Last week we talked about how the best companies are Learning by listening to their end users.
This week we are exploring how, having Listened and Learned, how best to Respond to those you have asked based on what they have told you.
Structuring the Response
First, responding effectively needs to be structured, with priority given to the issues that are having the biggest impact (and not just those who scream the loudest).
Businesses should be looking to prevent issues before they snowball and resolve them to help the end users be productive.
For more advanced user-centric IT departments, installing an Experience focused team, led by someone in an executive role, is of benefit.

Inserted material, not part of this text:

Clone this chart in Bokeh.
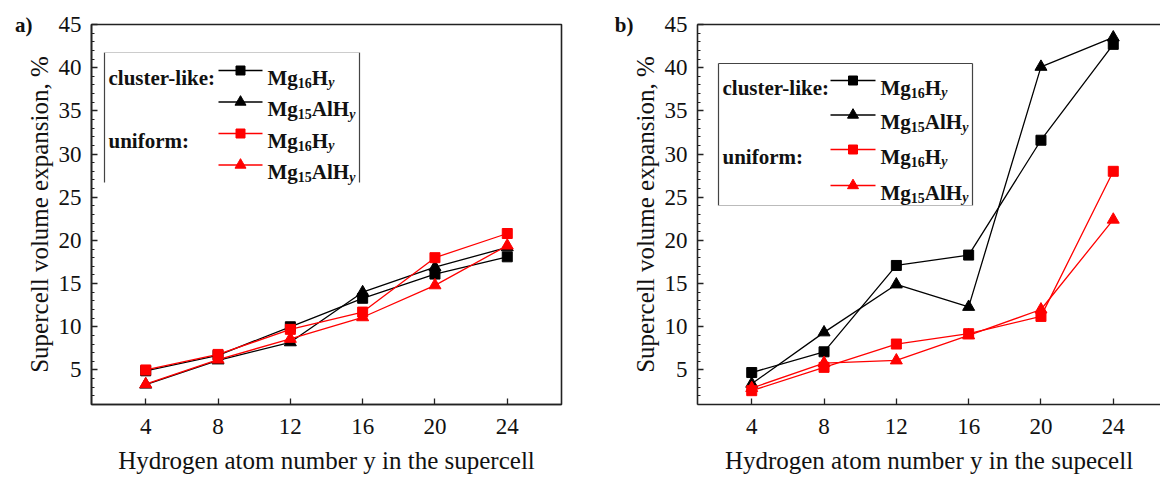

For example some mature companies are already creating roles for a “Chief Experience Officer” focusing on external and/or internal customers.
By incorporating key techniques and making it a shared service with IT, the company can work in a strategic way, creating a business aligned roadmap, thereby enabling measurable wins and delivering value and trust.
Prioritising the Response
In conversation with many IT managers over the years we have seen that the best way to prioritise the IT strategy is to carry out an IT focused “Pulse Check”. This means asking a large proportion of end users on a regular basis “how are we doing in terms of IT?”
The key is to analyse those results quickly, returning to the end users with the results and insights and then ask them to rank the priorities. i.e. “This is what we heard, and based on that feedback this is what we think the priorities are, but could you let us know how you would rank them”?
This way you close the loop, and can use this process to drive roadmaps in an iterative fashion.
IT needs to be in the role of advisor or offer guidance instead of already coming to the table with a solution in place.
It is critically important that your IT team can break down exactly what problem your end users are trying to solve before you start discussing the technical solution.
IT teams need to go through this process to really establish what is needed. For example, to paraphrase one of our customers, an end user might think they need a Ferrari but in fact they need a sedan or a motorcycle to solve their problem or challenge.
Although initially when you take this approach of breaking down the problem before providing a solution they may feel that the IT Team isn’t providing value, if you take them through the actual process they will start to learn and understand that you are truly providing value and gain trust.